My last tip is for achieving the bane of most college instructors’ existences: summative assessment of overall course learning outcomes. During the first week of class, I release on my course’s LMS site a comprehensive short answer ‘quiz’ that covers the entire course. Since students are just beginning the course, they typically do very badly on this quiz, and that’s fine; they get extra credit just for completing it. As the semester wraps up, just before finals, my students are asked to take that same quiz again. This time, the expectation is that they do quite well (since they’ve all but completed the course). Then, I grade the first quiz (the ‘pre-test’) and the second quiz (the ‘post-test’) all at once for consistency in my grading. Certainly, individual student performance can be compared, pre- and post-, but what makes this work so well is that the questions on the quiz are grouped together by the course learning objectives (CLOs) listed in the syllabus. By tallying aggregate student performance on the pre- and post-tests, by CLO, it becomes instantly apparent what students learned, and didn’t learn, in the course. And, this is the grand goal of summative assessment.
Here’s a sample of the CLOs from my Genetics course syllabus.
And the data from my pre-/post-test assessment.
Data such as this goes a long way to making my chair very happy at the end of each semester and definitely checks the box for bona fide metrics of summative assessment for student learning.
Are the meat and cheese of flipped learning important? Yes, critically so. Pay close attention to your Individual Space assignments and your Group Space activities. Your flipped course will succeed or fail on the quality of those resources.
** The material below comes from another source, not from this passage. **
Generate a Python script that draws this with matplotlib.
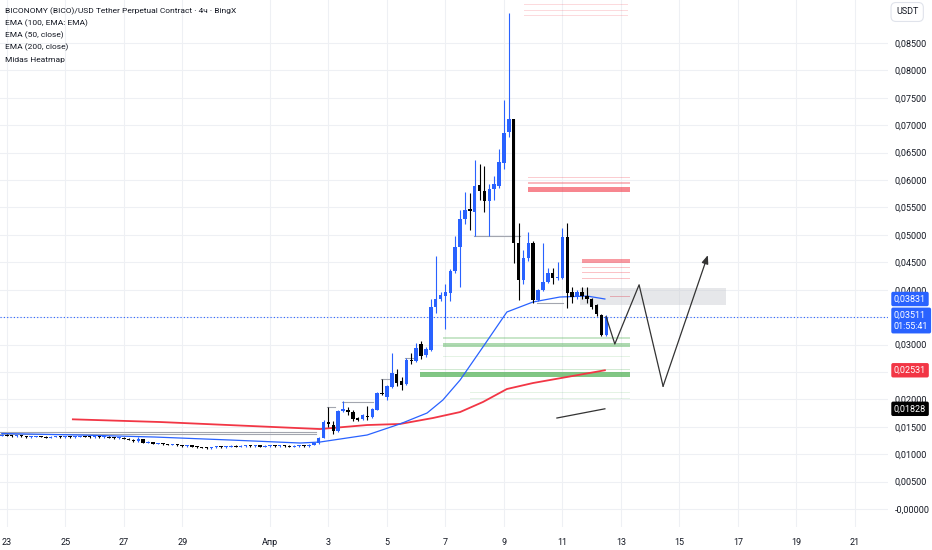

But once you get those right, don’t forget the bread! Pay attention to student buy-in and understanding of Flipped Learning, as well as to the assessment of their learning: in other words, how your courses start, and how they end. Doing so will ensure that you make the best flipped sandwich in town and that you start and end your flipped courses just as well as you run them. Good luck for another amazing academic year!
This article is based on the author’s presentation, of the same name, at the Higher Education Flipped Learning Conference in June of 2019.